Most of the coaching I received at Microsoft was from fellow employees. But there were three occasions where I leveraged outsourced career coaches, with terrific lasting improvements each time. Craig May was my first coach, and I met him at a relative low point in my career. It came at the end of “the Splash run”, a five year period (2007 - 2012) that yielded two of my top three favorite products (Zune and Windows Phone) while building a dream feature team of 12 developers working in concert with a dream partner feature team of another 10 developers. The 22 of us were the Splash team that provided a state-of-the-art UI platform that enabled some of the most captivating user experiences of the time.

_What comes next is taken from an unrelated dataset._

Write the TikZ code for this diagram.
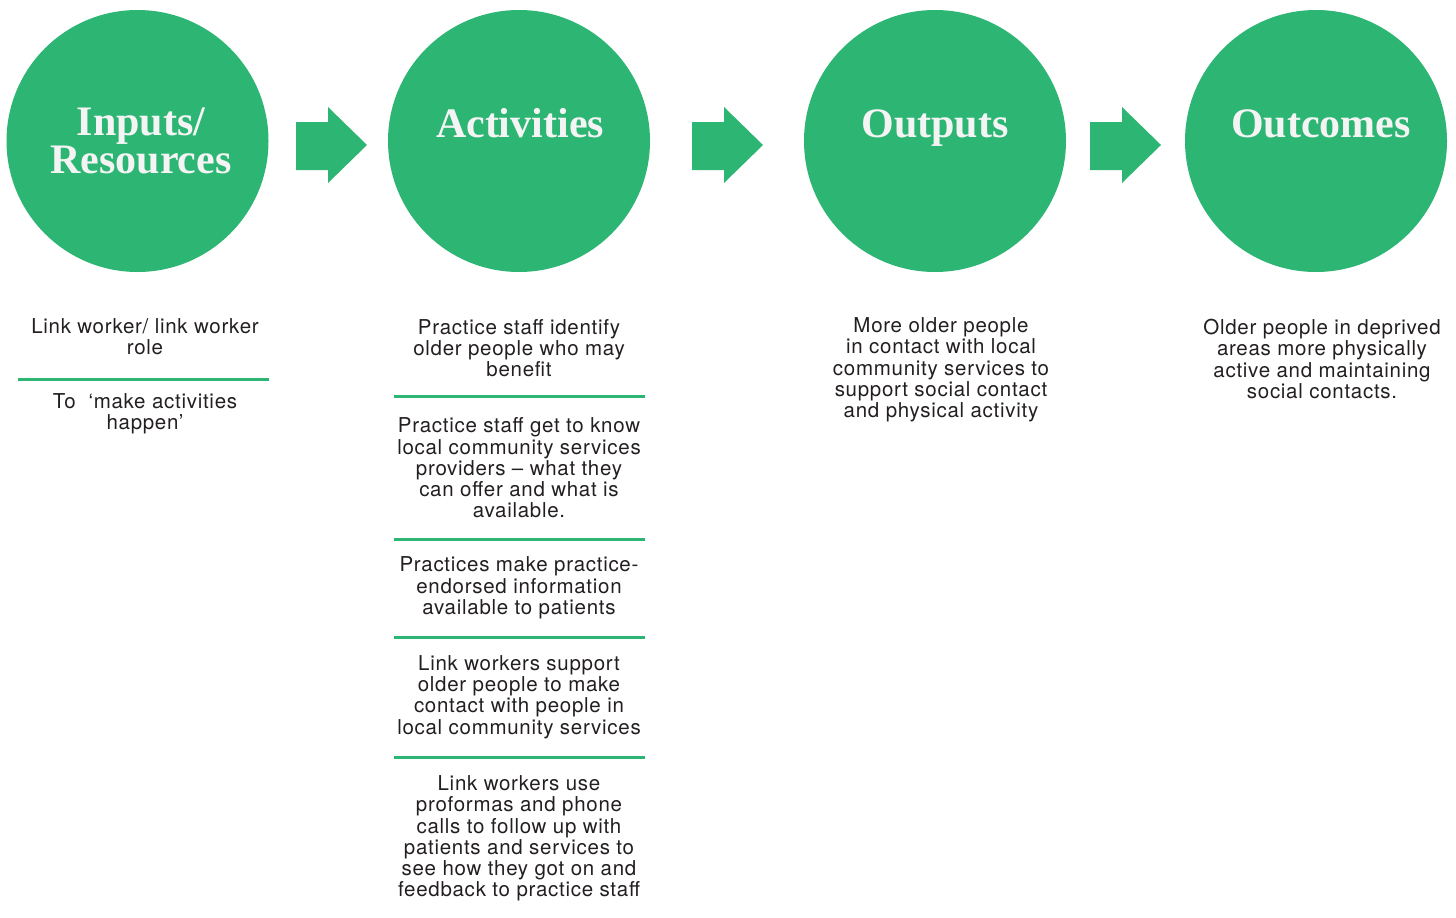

The Splash run ended after Windows Phone 8 shipped, when an ill-designed reorg left my incredibly strong feature team blowing in the wind. We tried for several months to integrate into our new team, but it was a “donor host rejection” experience that drove half of my team to seek jobs elsewhere.
As I looked back at the steps that led to this complete implosion, and tried to reason about ways it could have been avoided, there was an incredible amount of anger, guilt, and sadness for my responsibility in the whole affair, and for letting my team down in a mega way.
Conveniently, as part of the leadership program that I was in at the time, I had already been working with Craig May, an executive coach, on my professional development. So I turned to Craig for guidance as I worked my way through this problem. It was probably a month of personal struggle, during which Craig gave a lot of helpful insights. He told me the importance of keeping things in perspective, and how central of a theme that was for him, to the point that it was incorporated into his family’s mission statement. Craig shared the exact line from this mission statement: “Everything is always okay.” He said that he and his family used this phrase as a calming chant when they hit a bad patch.
You could say that this line represents denial. And that’s entirely possible if used in an “ignorance is bliss” way. But I have used it, instead, at times when the negative has me stuck. This line unsticks me. It forces me to focus on the positives and incentivizes me to act so that the negative doesn’t grow. Work the Problem5 to move more things towards “okay”.
You could say that this line is dismissive. I remember one time when I shared this line with my team at an all hands meeting when we were discussing an upcoming big change, and my PM counterpart quickly added, “… until it’s not.” to help counter the potential dismissiveness of this line. That made me realize that this line is best shared in a “for future reference” context, meant to arm people with a tool they can use themselves when they are personally struggling, and need help Compartmentalizing so that they can make forward progress.
Compartmentalization is an even deeper application of Timebox Everything6. The alternative is being consumed by the negativity to the point that your Energy Flywheel7 grinds to a halt.